Ghislaine Maxwell's sex trafficking records can now be unsealed

NEW YORK CITY, New York: The Department of Justice received approval from a federal judge to publicly release grand jury transcripts and other material from Ghislaine Maxwell's sex trafficking case.

Judge Paul A. Engelmayer cited a new law that requires the government to open its files on Jeffrey Epstein and his longtime confidant. However, he asked people not to expect too much new information from them.

The Justice Department had made requests to Engelmayer and other judges before the transparency law was passed to unseal Epstein's records. However, these requests were rejected.

They stated that the materials "do not identify any person other than Epstein and Maxwell as having had sexual contact with a minor."
"They do not discuss or identify any client of Epstein's or Maxwell's," Engelmayer wrote. "They do not reveal any heretofore unknown means or methods of Epstein's or Maxwell's crimes."

On December 9, in Manhattan, Engelmayer ruled after the Justice Department had asked judges, in the wake of the law's passage last month, to lift secrecy orders in Maxwell's and Epstein's cases that had kept some records under wraps. A request to unseal records from Epstein's 2019 sex trafficking case is still pending.

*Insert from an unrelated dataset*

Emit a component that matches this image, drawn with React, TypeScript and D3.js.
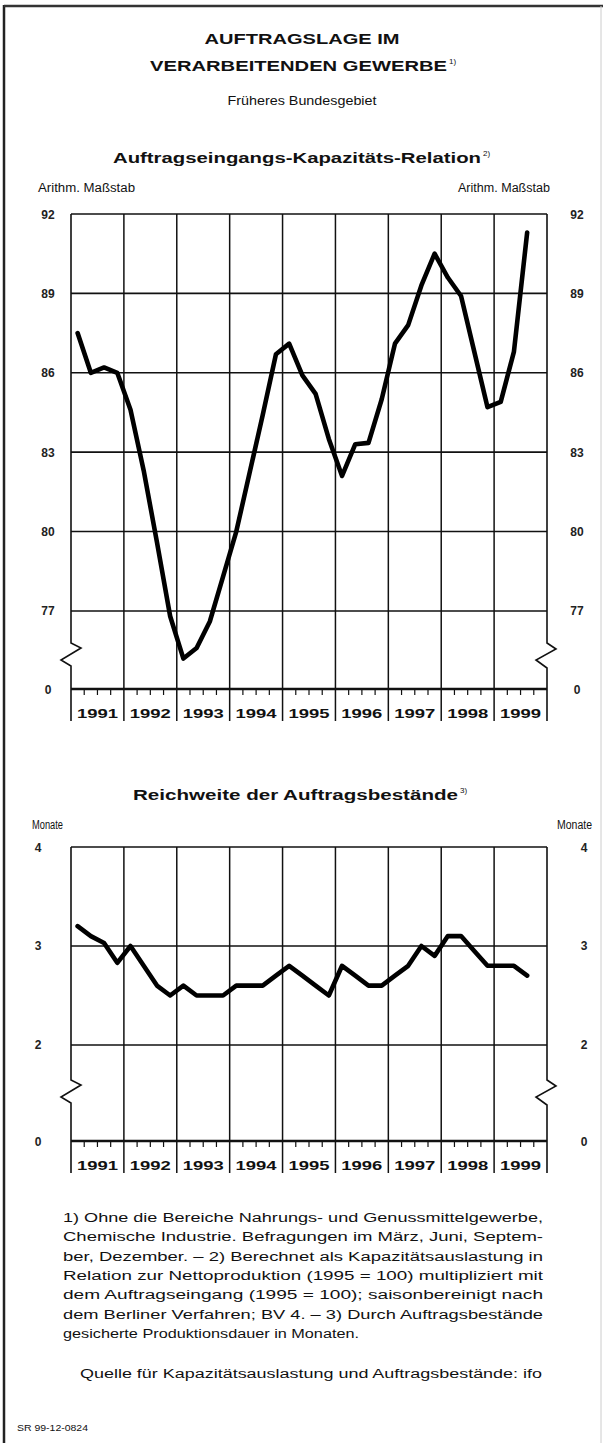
import * as d3 from "d3";

// quarterly values, 1991 Q1 .. 1999 Q3
const years = [1991, 1992, 1993, 1994, 1995, 1996, 1997, 1998, 1999];
const yearLabels = years.map(String);

const relation = [
  87.5, 86.0, 86.2, 86.0,
  84.6, 82.3, 79.6, 76.8,
  75.2, 75.6, 76.6, 78.3,
  80.0, 82.2, 84.4, 86.7,
  87.1, 85.9, 85.2, 83.5,
  82.1, 83.3, 83.35, 85.0,
  87.1, 87.8, 89.3, 90.5,
  89.6, 88.9, 86.8, 84.7,
  84.9, 86.8, 91.3,
];

const reichweite = [
  3.2, 3.1, 3.03, 2.83,
  3.0, 2.8, 2.6, 2.5,
  2.6, 2.5, 2.5, 2.5,
  2.6, 2.6, 2.6, 2.7,
  2.8, 2.7, 2.6, 2.5,
  2.8, 2.7, 2.6, 2.6,
  2.7, 2.8, 3.0, 2.9,
  3.1, 3.1, 2.95, 2.8,
  2.8, 2.8, 2.7,
];

const relationTicks = [92, 89, 86, 83, 80, 77];
const reichweiteTicks = [4, 3, 2];

const footnoteLines = [
  "1) Ohne die Bereiche Nahrungs- und Genussmittelgewerbe,",
  "Chemische Industrie. Befragungen im März, Juni, Septem-",
  "ber, Dezember. – 2) Berechnet als Kapazitätsauslastung in",
  "Relation zur Nettoproduktion (1995 = 100) multipliziert mit",
  "dem Auftragseingang (1995 = 100); saisonbereinigt nach",
  "dem Berliner Verfahren; BV 4. – 3) Durch Auftragsbestände",
  "gesicherte Produktionsdauer in Monaten.",
];

const FONT = "'Liberation Sans', Arial, Helvetica, sans-serif";
const INK = "#111";

const x = d3.scaleLinear().domain([1991, 2000]).range([71, 547]);
const qx = (i: number) => x(1991 + (i + 0.5) / 4);

interface PanelProps {
  values: number[];
  ticks: number[];
  y: d3.ScaleLinear<number, number>;
  breakY: number;
  labelLeftX: number;
  labelRightX: number;
}

const Panel = ({ values, ticks, y, breakY, labelLeftX, labelRightX }: PanelProps) => {
  const [x0, x1] = x.range();
  const axisY = y.range()[0];
  const topY = y.range()[1];
  const extY = axisY + 32;

  const line = d3
    .line<number>()
    .x((_, i) => qx(i))
    .y((d) => y(d));

  const leftBorder = `M${x0},${topY} L${x0},${breakY} L${x0 + 10},${breakY + 5} L${x0 - 10},${breakY + 17} L${x0},${breakY + 23} L${x0},${extY}`;
  const rightBorder = `M${x1},${topY} L${x1},${breakY} L${x1 + 9},${breakY + 6} L${x1 - 11},${breakY + 17} L${x1},${breakY + 25} L${x1},${extY}`;

  return (
    <g>
      {ticks.map((t) => (
        <line key={t} x1={x0} x2={x1} y1={y(t)} y2={y(t)} stroke={INK} strokeWidth={1.6} />
      ))}
      {years.slice(1).map((yr) => (
        <line key={yr} x1={x(yr)} x2={x(yr)} y1={topY} y2={extY} stroke={INK} strokeWidth={1.5} />
      ))}
      {years.map((yr) =>
        [1, 2, 3].map((q) => (
          <line
            key={`${yr}-${q}`}
            x1={x(yr + q / 4)}
            x2={x(yr + q / 4)}
            y1={axisY}
            y2={axisY + 6}
            stroke={INK}
            strokeWidth={1.2}
          />
        ))
      )}
      <path d={leftBorder} fill="none" stroke={INK} strokeWidth={1.6} />
      <path d={rightBorder} fill="none" stroke={INK} strokeWidth={1.6} />
      <line x1={x0} x2={x1} y1={axisY} y2={axisY} stroke={INK} strokeWidth={2.6} />
      {years.map((yr, i) => (
        <text
          key={yr}
          x={x(yr + 0.5)}
          y={axisY + 29}
          textAnchor="middle"
          fontFamily={FONT}
          fontWeight="bold"
          fontSize={13}
          textLength={41}
          lengthAdjust="spacingAndGlyphs"
          fill={INK}
        >
          {yearLabels[i]}
        </text>
      ))}
      {[...ticks, "0"].map((t) => {
        const ty = t === "0" ? axisY : y(t as number);
        return (
          <g key={String(t)} fontFamily={FONT} fontSize={12} fontWeight="bold" fill="#222">
            <text x={labelLeftX} y={ty + 4.5} textAnchor="middle">
              {String(t)}
            </text>
            <text x={labelRightX} y={ty + 4.5} textAnchor="middle">
              {String(t)}
            </text>
          </g>
        );
      })}
      <path
        d={line(values) ?? ""}
        fill="none"
        stroke="#000"
        strokeWidth={4.6}
        strokeLinejoin="round"
        strokeLinecap="round"
      />
    </g>
  );
};

const App = () => {
  const yTop = d3.scaleLinear().domain([74.05, 92]).range([689, 214]);
  const yBottom = d3.scaleLinear().domain([1.03, 4]).range([1141, 847]);

  return (
    <svg
      width={607}
      height={1443}
      style={{ position: "absolute", left: 0, top: 0, background: "#fff" }}
    >
      <rect x={0} y={0} width={607} height={1443} fill="#fff" />
      {/* frame */}
      <line x1={4} x2={4} y1={5} y2={1443} stroke="#222" strokeWidth={2.5} />
      <line x1={4} x2={603} y1={6} y2={6} stroke="#333" strokeWidth={2.5} />
      <line x1={601} x2={601} y1={6} y2={1443} stroke="#ccc" strokeWidth={1} />

      <g fontFamily={FONT} fill={INK}>
        <text x={302} y={44} textAnchor="middle" fontWeight="bold" fontSize={15} textLength={195} lengthAdjust="spacingAndGlyphs">
          AUFTRAGSLAGE IM
        </text>
        <text x={150} y={71} fontWeight="bold" fontSize={15} textLength={297} lengthAdjust="spacingAndGlyphs">
          VERARBEITENDEN GEWERBE
        </text>
        <text x={449} y={64} fontSize={8}>1)</text>
        <text x={302} y={105} textAnchor="middle" fontSize={13} textLength={149} lengthAdjust="spacingAndGlyphs">
          Früheres Bundesgebiet
        </text>
        <text x={113} y={163} fontWeight="bold" fontSize={14} textLength={368} lengthAdjust="spacingAndGlyphs">
          Auftragseingangs-Kapazitäts-Relation
        </text>
        <text x={483} y={156} fontSize={8}>2)</text>
        <text x={38} y={192} fontSize={12} textLength={97} lengthAdjust="spacingAndGlyphs">
          Arithm. Maßstab
        </text>
        <text x={550} y={192} textAnchor="end" fontSize={12} textLength={92} lengthAdjust="spacingAndGlyphs">
          Arithm. Maßstab
        </text>

        <text x={133} y={800} fontWeight="bold" fontSize={14} textLength={325} lengthAdjust="spacingAndGlyphs">
          Reichweite der Auftragsbestände
        </text>
        <text x={460} y={793} fontSize={8}>3)</text>
        <text x={32} y={829} fontSize={12} textLength={31} lengthAdjust="spacingAndGlyphs">
          Monate
        </text>
        <text x={592} y={829} textAnchor="end" fontSize={12} textLength={35} lengthAdjust="spacingAndGlyphs">
          Monate
        </text>
      </g>

      <Panel values={relation} ticks={relationTicks} y={yTop} breakY={643} labelLeftX={48} labelRightX={577} />
      <Panel values={reichweite} ticks={reichweiteTicks} y={yBottom} breakY={1080} labelLeftX={38} labelRightX={584} />

      <g fontFamily={FONT} fill={INK} fontSize={12.5}>
        {footnoteLines.map((l, i) => (
          <text
            key={i}
            x={63}
            y={1222 + i * 19.3}
            textLength={i < footnoteLines.length - 1 ? 480 : 296}
            lengthAdjust="spacingAndGlyphs"
          >
            {l}
          </text>
        ))}
        <text x={80} y={1378} textLength={462} lengthAdjust="spacingAndGlyphs">
          Quelle für Kapazitätsauslastung und Auftragsbestände: ifo
        </text>
        <text x={17} y={1431} fontSize={9} textLength={71} lengthAdjust="spacingAndGlyphs">
          SR 99-12-0824
        </text>
      </g>
    </svg>
  );
};

export default App;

Engelmayer is the second judge to act after the Epstein Files Transparency Act created a narrow exception to rules that usually keep grand jury proceedings secret. Last week, a Florida federal judge ordered the release of transcripts from an abandoned federal grand jury investigation into Epstein in the 2000s.

President Donald Trump signed the law after months of public and political pressure, requiring the Justice Department to provide the public with Epstein-related records by December 19.